Die gaat merken dat het die wetmatigheid van het goede willen en het kwade doen doorbroken wordt.
Mondjesmaat ­ lang niet altijd. Maar toch. [9.4]Je zult dan ook merken dat er strijd komt in je leven. De zondige natuur die is er ook nog altijd [9.5].
En die laat zich gelden. Maar de Geest van God gaat ook aan het werk met je. Voor alle duidelijkheid
nogmaals: dat gaat niet buiten jou om. Je moet zelf ook aan het werk. [9.6]Vrij zijn is een werkwoord.
Net als liefhebben. Je moet er moeite voor doen. Vrij zijn is een strijd: om dicht bij God te leven. Met
Hem te leven en al het andere ver weg te houden. Vrijheid is dus een strijd. In één woord: een
vrijheidsstrijd. [9.7]Ik wil je aanmoedigen om in die geestelijke strijd te gaan staan. Om bij jezelf aan te wijzen waar
destructieve machten en krachten aan het werk zijn. En dan concreet te bidden: `Here wilt u met uw
Geest mij helpen hier-en-hier tegen te strijden?' Tegen mijn driften.
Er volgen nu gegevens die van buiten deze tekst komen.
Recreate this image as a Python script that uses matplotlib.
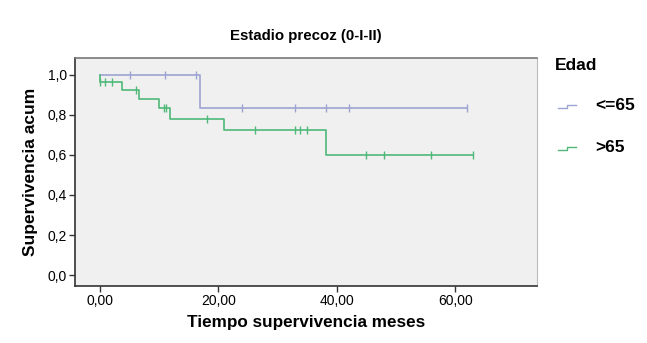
import matplotlib
matplotlib.use("Agg")
import matplotlib.pyplot as plt
from matplotlib.lines import Line2D
import numpy as np

plt.rcParams['font.family'] = ['Liberation Sans', 'DejaVu Sans']

# Kaplan-Meier steps
blue_label = "<=65"
blue_times = [0.0, 16.9, 62.0]
blue_surv = [1.0, 0.833, 0.833]
blue_cens_t = [5.0, 11.0, 16.2, 24.0, 32.9, 38.1, 42.1, 62.0]

green_label = ">65"
green_times = [0.0, 0.0, 3.8, 6.6, 10.0, 11.8, 21.0, 38.1, 63.0]
green_surv = [1.0, 0.963, 0.925, 0.879, 0.833, 0.778, 0.723, 0.601, 0.601]
green_cens_t = [0.0, 0.9, 2.0, 6.1, 10.8, 11.2, 18.1, 26.2, 32.9, 33.8, 34.9, 44.9, 48.0, 55.9, 63.0]

x_ticks = [0, 20, 40, 60]
x_ticklabels = ["0,00", "20,00", "40,00", "60,00"]
y_ticks = [0.0, 0.2, 0.4, 0.6, 0.8, 1.0]
y_ticklabels = ["0,0", "0,2", "0,4", "0,6", "0,8", "1,0"]

title = "Estadio precoz (0-I-II)"
xlabel = "Tiempo supervivencia meses"
ylabel = "Supervivencia acum"
legend_title = "Edad"

blue_c = "#9ea4d2"
green_c = "#4fb878"

W, H = 647, 343
fig = plt.figure(figsize=(W / 100, H / 100), dpi=100)
ax = fig.add_axes([75 / W, 1 - 286 / H, (537 - 75) / W, (286 - 58.3) / H])
ax.set_facecolor("#f0f0f0")


def surv_at(times, surv, t):
    val = surv[0]
    for tt, s in zip(times, surv):
        if tt <= t:
            val = s
    return val


for times, surv, cens, c in [(blue_times, blue_surv, blue_cens_t, blue_c),
                             (green_times, green_surv, green_cens_t, green_c)]:
    ax.step(times, surv, where="post", color=c, lw=1.2)
    ys = [surv_at(times, surv, t) for t in cens]
    ax.plot(cens, ys, linestyle="none", marker="|", color=c, ms=6, mew=1.0)

ax.set_xlim(-4.22, 73.8)
ax.set_ylim(-0.054, 1.081)
ax.set_xticks(x_ticks)
ax.set_xticklabels(x_ticklabels, fontsize=10)
ax.set_yticks(y_ticks)
ax.set_yticklabels(y_ticklabels, fontsize=10)
ax.tick_params(direction="out", length=4, width=1, color="#333333", pad=2)

for s in ["left", "bottom"]:
    ax.spines[s].set_color("#333333")
    ax.spines[s].set_linewidth(1.2)
ax.spines["top"].set_color("#777777")
ax.spines["top"].set_linewidth(1.2)
ax.spines["right"].set_color("#bbbbbb")

ax.set_title(title, fontsize=10.8, fontweight="bold", pad=13)
ax.set_xlabel(xlabel, fontsize=12.3, fontweight="bold", labelpad=5)
ax.set_ylabel(ylabel, fontsize=12.5, fontweight="bold", labelpad=7)

# legend drawn in figure coordinates
fig.text(555 / W, 1 - 66 / H, legend_title, fontsize=12.5, fontweight="bold", va="center", ha="left")
for lab, c, yc in [(blue_label, blue_c, 106), (green_label, green_c, 148)]:
    xs = np.array([558, 567, 567, 576]) / W
    ys = 1 - np.array([yc + 2, yc + 2, yc - 1.5, yc - 1.5]) / H
    fig.add_artist(Line2D(xs, ys, color=c, lw=1.0, transform=fig.transFigure))
    fig.text(595 / W, 1 - (yc - 1) / H, lab, fontsize=12.5, fontweight="bold", va="center", ha="left")

fig.savefig("out.png", dpi=100)
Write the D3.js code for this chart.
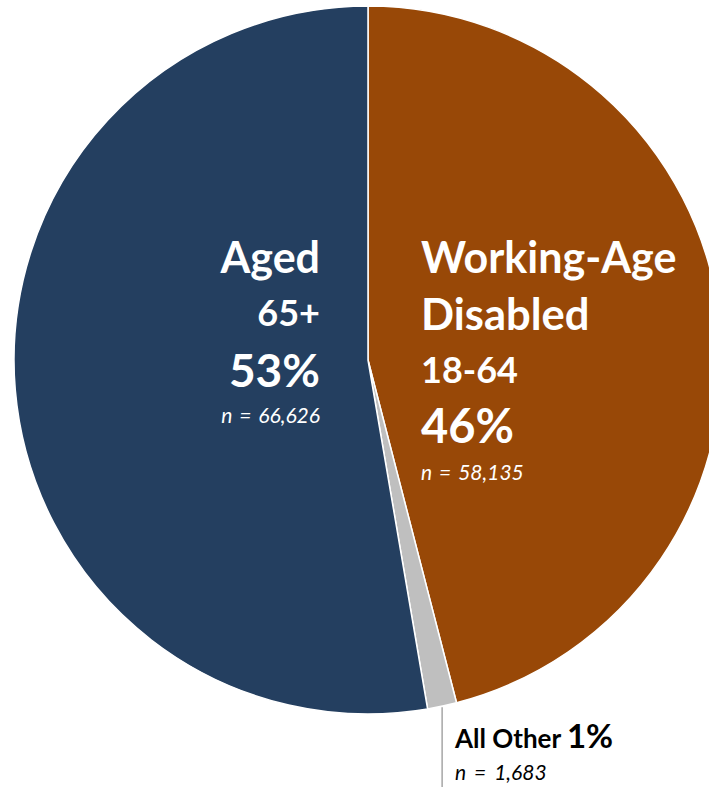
<!DOCTYPE html>
<html><head><meta charset="utf-8">
<script src="https://cdn.jsdelivr.net/npm/d3@7"></script>
<style>html,body{margin:0;padding:0;background:#fff;overflow:hidden}</style>
</head><body>
<svg id="c" width="709" height="787"></svg>
<script>
const categories = ["Working-Age Disabled", "All Other", "Aged"];
const counts = [58135, 1683, 66626];
const pctLabels = ["46%", "1%", "53%"];
const nLabels = ["n = 58,135", "n = 1,683", "n = 66,626"];
const colors = ["#984807", "#BFBFBF", "#243F60"];

const svg = d3.select("#c");
const cx = 368, cy = 360, R = 354;
const g = svg.append("g").attr("transform", `translate(${cx},${cy})`);
const pie = d3.pie().sort(null).value(d => d.v).startAngle(0).endAngle(2*Math.PI);
const data = pie(categories.map((c,i)=>({c, v:counts[i], i})));
const arc = d3.arc().innerRadius(0).outerRadius(R);
g.selectAll("path").data(data).join("path")
  .attr("d", arc).attr("fill", d => colors[d.data.i])
  .attr("stroke", "#fff").attr("stroke-width", 1.5).attr("stroke-linejoin","round");

// leader line for small slice
const s = data[1];
const mid = (s.startAngle + s.endAngle)/2;
const lx = R*Math.sin(mid), ly = -R*Math.cos(mid);
g.append("line").attr("x1", lx).attr("y1", ly+1).attr("x2", lx).attr("y2", 787-cy)
  .attr("stroke", "#A6A6A6").attr("stroke-width", 1.5);

const F = "Lato, 'Open Sans', sans-serif";
function t(x, y, txt, size, opts={}) {
  const el = svg.append("text").attr("x", x).attr("y", y).text(txt)
    .attr("font-family", F).attr("font-size", size)
    .attr("font-weight", opts.w || "bold")
    .attr("font-style", opts.i ? "italic" : "normal")
    .attr("fill", opts.fill || "#fff")
    .attr("text-anchor", opts.a || "start");
  if (opts.ws) el.attr("word-spacing", opts.ws);
  return el;
}
// Aged (right-aligned)
t(320, 273, "Aged", 43, {a:"end"});
t(320, 326, "65+", 36, {a:"end"});
t(320, 387, pctLabels[2], 46, {a:"end"});
t(320, 423, nLabels[2], 21, {a:"end", w:"normal", i:true, ws:2});
// Working-Age Disabled
t(421, 273, "Working-Age", 43);
t(421, 330, "Disabled", 43.5);
t(421, 383, "18-64", 36);
t(421, 443, pctLabels[0], 47);
t(421, 480, nLabels[0], 21, {w:"normal", i:true, ws:2});
// All Other
const ao = t(455, 748, "All Other ", 26, {fill:"#000"});
ao.append("tspan").attr("font-size", 33).text(pctLabels[1]);
t(455, 780, nLabels[1], 21, {w:"normal", i:true, fill:"#000", ws:3});
</script>
</body></html>
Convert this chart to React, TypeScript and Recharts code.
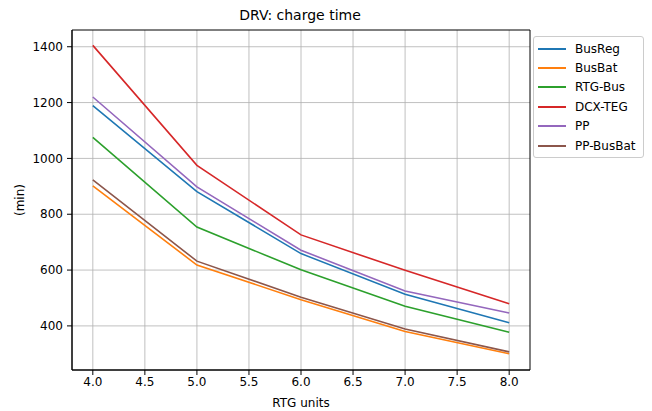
import React from "react";
import { LineChart, Line, XAxis, YAxis, CartesianGrid, ReferenceArea } from "recharts";

const rtgUnits = [4, 5, 6, 7, 8];
const busReg = [1189, 881, 659, 513, 411];
const busBat = [902, 618, 494, 380, 300];
const rtgBus = [1075, 754, 601, 470, 377];
const dcxTeg = [1405, 975, 726, 599, 479];
const pp = [1220, 898, 671, 525, 446];
const ppBusBat = [923, 632, 503, 389, 307];

const xTicks = [4, 4.5, 5, 5.5, 6, 6.5, 7, 7.5, 8];
const yTicks = [400, 600, 800, 1000, 1200, 1400];

const series = [
    { key: "BusReg", values: busReg, color: "#1f77b4" },
    { key: "BusBat", values: busBat, color: "#ff7f0e" },
    { key: "RTG-Bus", values: rtgBus, color: "#2ca02c" },
    { key: "DCX-TEG", values: dcxTeg, color: "#d62728" },
    { key: "PP", values: pp, color: "#9467bd" },
    { key: "PP-BusBat", values: ppBusBat, color: "#8c564b" },
];

const chartData = rtgUnits.map((u, i) => {
    const row: Record<string, number> = { units: u };
    series.forEach(s => { row[s.key] = s.values[i]; });
    return row;
});

const font = "'DejaVu Sans', sans-serif";

const LegendBox = () => (
    <div style={{ position: "absolute", left: 533, top: 36, width: 111, boxSizing: "border-box", border: "1px solid #cccccc", borderRadius: 3, padding: "2px 0 2px 4px", background: "#fff", fontFamily: font, fontSize: 12, whiteSpace: "nowrap" }}>
        {series.map(s => (
            <div key={s.key} style={{ display: "flex", alignItems: "center", height: 19.4 }}>
                <div style={{ width: 28, flex: "none", height: 0, borderTop: `2px solid ${s.color}`, marginRight: 9 }} />
                <span style={{ color: "#000" }}>{s.key}</span>
            </div>
        ))}
    </div>
);

const App: React.FC = () => {
    return (
        <div style={{ position: "fixed", left: 0, top: 0, width: 652, height: 411, background: "#fff" }}>
            <div style={{ position: "absolute", left: 0, width: 600, top: 7, textAlign: "center", fontFamily: font, fontSize: 14, color: "#000" }}>
                DRV: charge time
            </div>
            <LineChart width={652} height={411} data={chartData} margin={{ top: 30, right: 122, left: 4, bottom: 1 }}>
                <CartesianGrid stroke="#b0b0b0" strokeWidth={0.8} horizontalValues={yTicks} verticalValues={xTicks} />
                <XAxis dataKey="units" type="number" domain={[3.8, 8.2]} ticks={xTicks} allowDataOverflow
                    tickFormatter={(v: number) => v.toFixed(1)} height={40} tickSize={5} tickMargin={2}
                    stroke="#000" tick={{ fill: "#000", fontSize: 12, fontFamily: font }}
                    label={{ value: "RTG units", position: "insideBottom", offset: 3, fill: "#000", fontSize: 12, fontFamily: font }} />
                <YAxis type="number" domain={[242, 1460]} ticks={yTicks} allowDataOverflow width={68} tickSize={5} tickMargin={4}
                    stroke="#000" tick={{ fill: "#000", fontSize: 12, fontFamily: font }}
                    label={{ value: "(min)", angle: -90, position: "insideLeft", offset: 16, fill: "#000", fontSize: 12, fontFamily: font, style: { textAnchor: "middle" } }} />
                <ReferenceArea x1={3.8} x2={8.2} y1={242} y2={1460} fill="none" stroke="#000" strokeWidth={1} />
                {series.map(s => (
                    <Line key={s.key} type="linear" dataKey={s.key} stroke={s.color} strokeWidth={1.6} dot={false} isAnimationActive={false} />
                ))}
            </LineChart>
            <LegendBox />
        </div>
    );
};

export default App;
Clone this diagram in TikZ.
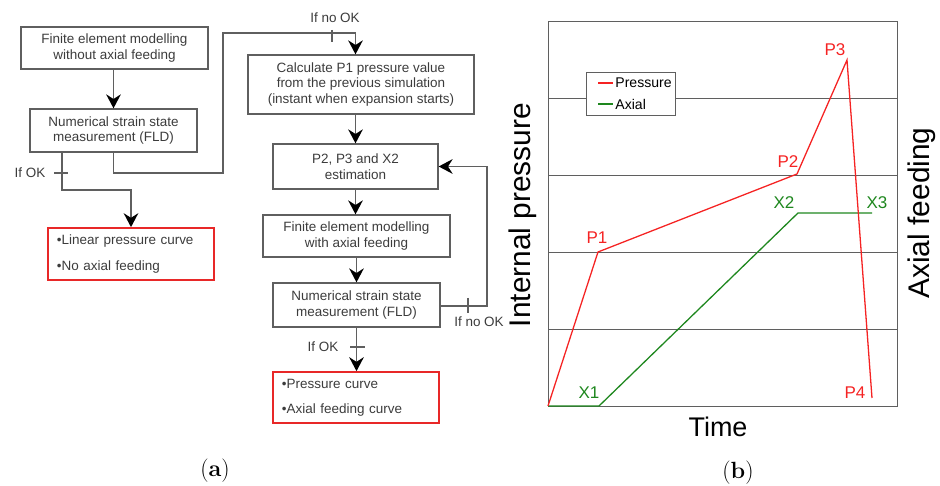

Tegen mijn drang om me als maar te
laten gelden. Tegen al die verleidingen die mij uitnodigen om ontrouw te zijn aan mijn partner. Tegen al
die dingen die ons proberen ontevreden te maken, die ons laten verlangen naar méér-méér-méér. Lieve mensen ­ dat blijft je leven lang een strijd. Maar als je je vrij wilt voelen moet je in deze strijd gaan
staan. Blijven staan. Maar is dat dan geen vechten tegen de bierkaai? Nee, dankzij Jezus niet. Hij heeft de
wet van de zonde en dood al gebroken. In je leven mag, door zijn kracht, de wet van de Geest heersen.
Richt je dus op Hem, op zijn Geest. Laat je erdoor vullen. Elke dag. Het zal je vrij maken.